[Begin RAW DATA]
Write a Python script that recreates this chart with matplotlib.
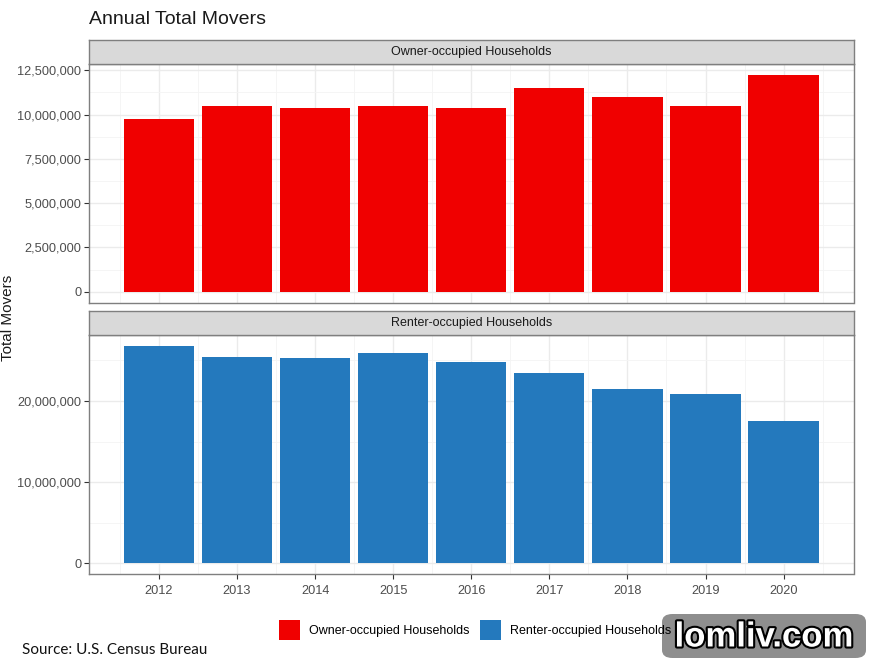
import numpy as np
import matplotlib.pyplot as plt
import matplotlib.patheffects as pe
from matplotlib.patches import Patch, FancyBboxPatch
from matplotlib.ticker import FuncFormatter, MultipleLocator

# data
years = [2012, 2013, 2014, 2015, 2016, 2017, 2018, 2019, 2020]
owner = [9750000, 10480000, 10350000, 10480000, 10350000, 11510000, 10970000, 10480000, 12240000]
renter = [26740000, 25420000, 25300000, 25840000, 24770000, 23410000, 21440000, 20860000, 17500000]
panel_titles = ["Owner-occupied Households", "Renter-occupied Households"]

red = "#F00000"
blue = "#2479BD"
grid_c = "#EBEBEB"
border_c = "#7F7F7F"
text_c = "#4D4D4D"

W, H = 872, 662
fig = plt.figure(figsize=(W / 100, H / 100), dpi=100)
plt.rcParams['font.family'] = ['Liberation Sans', 'DejaVu Sans']


def px_axes(x0, y0, x1, y1):
    # pixel box (top-left origin) -> figure axes
    return fig.add_axes([x0 / W, (H - y1) / H, (x1 - x0) / W, (y1 - y0) / H])


def strip(y0, y1, label):
    s = px_axes(89, y0, 853.5, y1)
    s.set_facecolor("#D9D9D9")
    s.set_xticks([])
    s.set_yticks([])
    for sp in s.spines.values():
        sp.set_color(border_c)
        sp.set_linewidth(1.0)
    s.text(0.5, 0.5, label, ha="center", va="center", fontsize=9, color="#1A1A1A",
           transform=s.transAxes)


def style_panel(ax, vals, major, minor, show_x):
    lo, hi = 0, max(vals)
    pad = 0.05 * (hi - lo)
    ax.set_ylim(lo - pad, hi + pad)
    ax.set_xlim(2011.55 - 0.445, 2020.45 + 0.445)
    ax.yaxis.set_major_locator(MultipleLocator(major))
    ax.yaxis.set_minor_locator(MultipleLocator(minor))
    ax.set_xticks(years)
    ax.xaxis.set_minor_locator(MultipleLocator(0.5))
    ax.yaxis.set_major_formatter(FuncFormatter(lambda v, p: f"{int(round(v)):,}"))
    ax.grid(which="major", color=grid_c, linewidth=1.0)
    ax.grid(which="minor", color="#F4F4F4", linewidth=0.6)
    ax.set_axisbelow(True)
    for sp in ax.spines.values():
        sp.set_color(border_c)
        sp.set_linewidth(1.0)
    ax.tick_params(axis="both", which="major", length=3.5, color="#333333",
                   labelsize=9.2, labelcolor=text_c, pad=2)
    ax.tick_params(axis="x", which="major", pad=4)
    ax.tick_params(axis="both", which="minor", length=0)
    if show_x:
        ax.set_xticklabels([str(y) for y in years])
    else:
        ax.tick_params(axis="x", which="major", length=0, labelbottom=False)


ax1 = px_axes(89, 64, 853.5, 302.5)
ax1.bar(years, owner, width=0.9, color=red)
style_panel(ax1, owner, 2500000, 1250000, False)
strip(40, 64, panel_titles[0])

ax2 = px_axes(89, 335.3, 853.5, 574.3)
ax2.bar(years, renter, width=0.9, color=blue)
style_panel(ax2, renter, 10000000, 5000000, True)
strip(311.5, 335.3, panel_titles[1])

fig.text(89 / W, 1 - 20 / H, "Annual Total Movers", fontsize=14, color="#1A1A1A",
         ha="left", va="center")
fig.text(8 / W, 1 - 318 / H, "Total Movers", fontsize=11, rotation=90,
         ha="center", va="center", color="#1A1A1A")

handles = [Patch(facecolor=red, label=panel_titles[0]),
           Patch(facecolor=blue, label=panel_titles[1])]
fig.legend(handles=handles, loc="center", bbox_to_anchor=(475 / W, 1 - 630 / H),
           ncol=2, frameon=False, fontsize=9, handlelength=1.7, handleheight=2.0,
           handletextpad=0.7, columnspacing=0.8)

fig.text(22 / W, 1 - 650 / H, "Source: U.S. Census Bureau", fontsize=11,
         family=["Lato", "DejaVu Sans"], ha="left", va="center", color="#111111")

# watermark box
fig.patches.append(FancyBboxPatch((662 / W, 1 - 658 / H), 204 / W, 44 / H,
                                  boxstyle="round,pad=0,rounding_size=0.012",
                                  transform=fig.transFigure, facecolor="#8E8E8E",
                                  edgecolor="none"))
fig.text(764 / W, 1 - 637 / H, "lomliv.com", fontsize=25, fontweight="bold",
         color="white", ha="center", va="center",
         path_effects=[pe.withStroke(linewidth=3, foreground="black")])

fig.savefig("out.png", dpi=100)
[End RAW DATA]
**WHAT IS BEING ASKED**
Write out nothing but the lines from the start of the data through the line with "from matplotlib.ticker import". Leave out the pictures.

**RESPONSE BELOW**
Write a Python script that recreates this chart with matplotlib.
import numpy as np
import matplotlib.pyplot as plt
import matplotlib.patheffects as pe
from matplotlib.patches import Patch, FancyBboxPatch
from matplotlib.ticker import FuncFormatter, MultipleLocator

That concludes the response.